Transparency, l’Italia risale (ma servono dati reali)
Sessantesima nel mondo, terz'ultima in Europa, l'Italia prova (con molte difficoltà) a risalire la classifica dei Paesi messi in fila in base al tasso di corruzione. Perlomeno di quella «percepita» da uomini d’affari e esperti internazionali. Niente a che vedere con un dato reale e misurabile della diffusione del metodo «mazzette e favori» o del prezzo pagato a causa delle prassi corruttive che, secondo una bufala spacciata per vera fino a pochi mesi fa, sarebbe stato stimato in 60 miliardi all'anno dalla Corte dei Conti. Lo ha precisato anche il presidente di Transparency Italia Virginio Carnevali, presentando la performance del nostro Paese tra i 176 Stati censiti nel consueto dossier annuale. Rispetto all’anno scorso l’Italia ha guadagnato un gradino nella graduatoria mondiale, salendo dal 61° al 60° posto. L’anno scorso ne aveva risaliti otto. Dal 2012, anno di battesimo della legge anticorruzione (legge Severino) le posizioni conquistate in classifica diventano 12. In testa alla graduatoria , con 90 punti, figurano ancora una volta Danimarca e Nuova Zelanda, seguite a stretto giro da Finlandia (89), Svezia (88) e Svizzera (86). All'estremo opposto stazionano Siria (13 punti), Nord Corea (12) Sudan (11) e Somalia (10).
Quello che colpisce è che tra i paesi europei sotto l'Italia figurano soltanto Grecia e Bulgaria.

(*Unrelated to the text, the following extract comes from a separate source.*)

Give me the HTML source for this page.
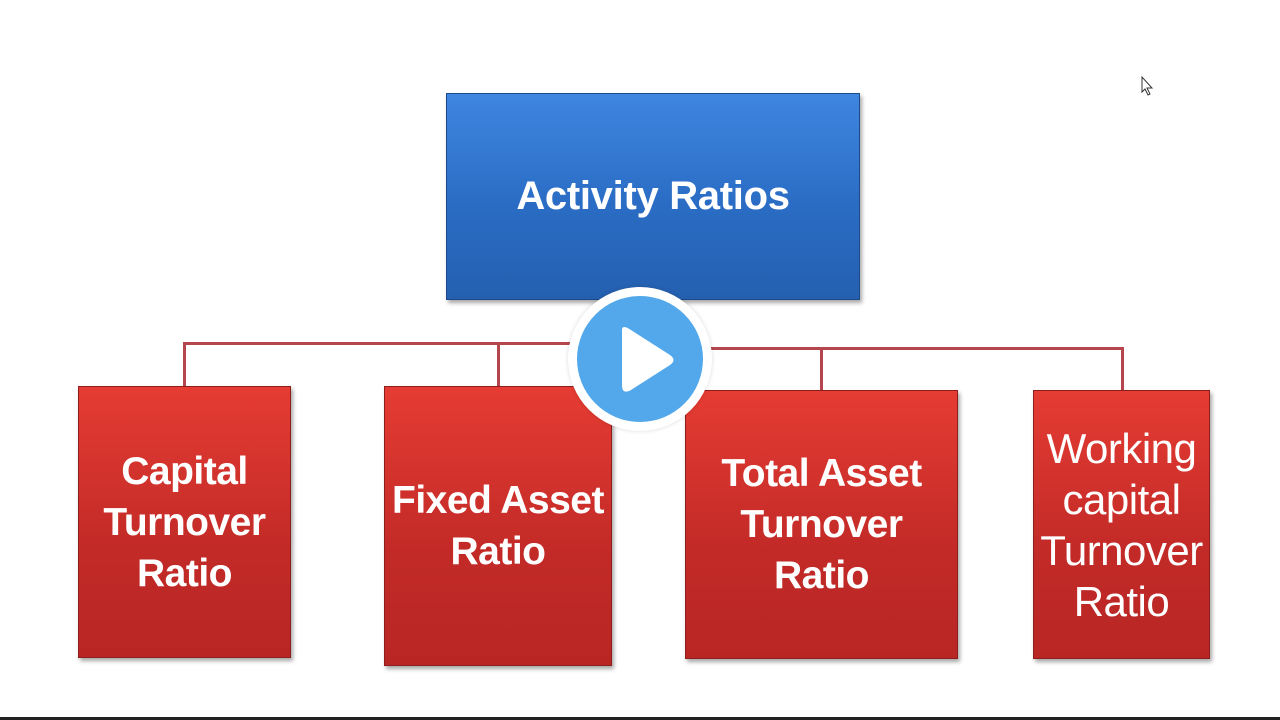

Mentre occupano posizioni migliori Ungheria e Romania (57° posto). Nel mondo siamo superati anche da paesi come Namibia (53° posto), Ruanda (50°) e Botswana (35°). E abbiamo solo 7 punti in più della Cina (che si trova al 79° posto). « È chiaro che ci sono Paesi che dovrebbero seguirci, non superarci in classifica», dice Carnevali. «Questo accade - ha spiegato - perché da altre parti la corruzione è più tollerata. Da noi è molto più indagata e questo ha effetti sulla percezione del panel», in cui figurano organizzazioni con come il World economic forum. A chiarire il punto, ci ha pensato il numero 1 dell’Anticorruzione Raffaele Cantone. Che non ha nascosto di essere «tra quelli che hanno espresso scetticismo nei confronti di queste graduatorie». «È chiaro - ha detto l’ex magistrato - . che la “percezione” dipende molto da quanto si discute di corruzione nel paese». Per questo, ha aggiunto, «il fatto che ci sia una piccola inversione di tendenza è un risultato doppiamente positivo». Cantone è anche tornato sulla missione quasi impossibile di individuare un metodo per stimare il fenomeno con dati reali. L’Anac lavora a un indicatore in grado di valutare l'anomalia di comportamenti delle Pa. Più che una misurazione «sarà un "alert" delle aree più a rischio». Comunque un passo in avanti rispetto alla percezione, che non può essere certo l’unica base per misurare gli effetti degli strumenti di prevenzione. L'ultima notazione riguarda proprio il ruolo dell’Anac. E il rischio che venga percepita come un ulteriore fardello burocratico. «Il bersaglio deve essere la corruzione non l'Anticorruzione», ha detto Cantone. «Il nostro sforzo - ha spiegato - è trovare un difficile equilibrio tra un tasso di controlli che non blocchi l’economia e una "deregulation" che porta a risultati peggiori dell'iper-regolazione». Ricordando che « i Paesi a più alto tasso di corruzione sono anche quelli che esibiscono i più bassi tassi di crescita».